Any reason why the site's running like a pigs ear tonight?

It's horrendously slow! :?


----------



## southTT (Feb 5, 2008)

I was going to forget it for tonight, but it seems ok now
cheers
jon


----------



## Private Prozac (Jul 7, 2003)

Glad it's not just me then.

Takes ages to load a post, ages to post a reply etc, etc.

Any MODS in de house?

KMP!


----------



## Private Prozac (Jul 7, 2003)

General Error
SQL ERROR [ mysql4 ]

Deadlock found when trying to get lock; try restarting transaction [1213]

An SQL error occurred while fetching this page. Please contact the Board Administrator if this problem persists.


----------



## Nem (Feb 14, 2005)

I'm trying to get Jae on MSN to see whats up.

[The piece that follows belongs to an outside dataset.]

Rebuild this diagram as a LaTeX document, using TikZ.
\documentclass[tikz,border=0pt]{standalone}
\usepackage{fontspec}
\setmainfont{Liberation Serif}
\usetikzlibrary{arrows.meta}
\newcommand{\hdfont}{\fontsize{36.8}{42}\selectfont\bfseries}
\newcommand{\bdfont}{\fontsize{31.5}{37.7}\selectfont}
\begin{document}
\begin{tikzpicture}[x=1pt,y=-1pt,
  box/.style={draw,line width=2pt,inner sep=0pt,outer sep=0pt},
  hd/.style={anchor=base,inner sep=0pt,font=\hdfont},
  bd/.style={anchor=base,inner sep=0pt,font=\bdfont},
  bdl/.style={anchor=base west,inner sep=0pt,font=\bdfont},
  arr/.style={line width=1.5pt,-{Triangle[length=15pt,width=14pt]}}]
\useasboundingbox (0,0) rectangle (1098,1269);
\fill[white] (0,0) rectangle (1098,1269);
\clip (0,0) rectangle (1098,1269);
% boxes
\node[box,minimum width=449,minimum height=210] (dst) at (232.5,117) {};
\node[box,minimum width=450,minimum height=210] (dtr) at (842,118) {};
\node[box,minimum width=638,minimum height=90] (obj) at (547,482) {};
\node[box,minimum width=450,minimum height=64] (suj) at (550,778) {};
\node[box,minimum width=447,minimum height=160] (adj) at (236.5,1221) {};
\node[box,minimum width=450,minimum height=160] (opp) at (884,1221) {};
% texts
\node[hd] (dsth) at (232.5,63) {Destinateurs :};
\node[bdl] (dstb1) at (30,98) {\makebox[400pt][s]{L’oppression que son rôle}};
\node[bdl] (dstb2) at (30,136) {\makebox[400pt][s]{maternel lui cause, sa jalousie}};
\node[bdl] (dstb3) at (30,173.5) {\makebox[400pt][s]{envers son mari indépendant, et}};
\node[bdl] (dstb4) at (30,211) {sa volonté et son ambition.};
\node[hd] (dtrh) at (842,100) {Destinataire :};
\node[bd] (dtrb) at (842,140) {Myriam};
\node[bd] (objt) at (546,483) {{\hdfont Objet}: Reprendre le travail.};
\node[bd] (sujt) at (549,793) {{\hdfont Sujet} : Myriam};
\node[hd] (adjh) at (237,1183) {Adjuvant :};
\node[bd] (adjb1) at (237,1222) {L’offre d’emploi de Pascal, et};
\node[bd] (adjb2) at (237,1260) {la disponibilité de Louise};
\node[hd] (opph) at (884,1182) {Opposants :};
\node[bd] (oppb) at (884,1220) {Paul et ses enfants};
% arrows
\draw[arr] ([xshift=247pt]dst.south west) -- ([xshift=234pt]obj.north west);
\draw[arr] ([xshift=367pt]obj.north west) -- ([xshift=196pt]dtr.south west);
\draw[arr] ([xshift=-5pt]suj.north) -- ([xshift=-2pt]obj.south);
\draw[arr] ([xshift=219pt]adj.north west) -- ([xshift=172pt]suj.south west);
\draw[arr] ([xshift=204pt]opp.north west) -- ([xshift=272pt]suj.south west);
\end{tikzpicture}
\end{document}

I've had problems getting the site up for the last couple of hours.

Nick


----------



## mighTy Tee (Jul 10, 2002)

Running dead slow here too


----------



## DAZTTC (May 20, 2005)

Me to haveing problems very slow


----------



## kmpowell (May 6, 2002)

Sorry, no idea what's going on. I've tried giving Jae a nudge on MSN, but he's 'Away'.


----------



## Private Prozac (Jul 7, 2003)

I would have thought you'd have his mobile number Kev!

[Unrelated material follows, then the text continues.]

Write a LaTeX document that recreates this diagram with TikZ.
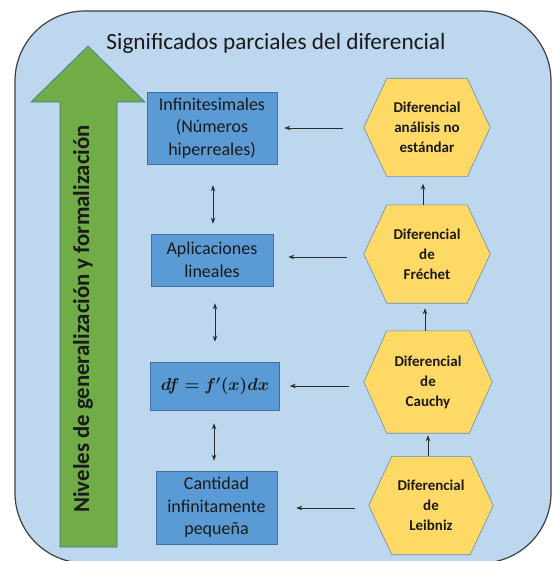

A 'nudge' on MSN? How very 1990's. :lol:


----------



## jammyd (Oct 11, 2008)

Seems fine to me 
`


----------



## Private Prozac (Jul 7, 2003)

It's picked up now. But around 4.30pm until about 9.50ish it was running like it was constipated! :?


----------



## jammyd (Oct 11, 2008)

i am here now so all is better


----------



## Jae (May 6, 2002)

It was running a background process, thought it wouldnt effect the site, but obvisouly it did. It was needed, but now is fine.

Cheers

Jae


----------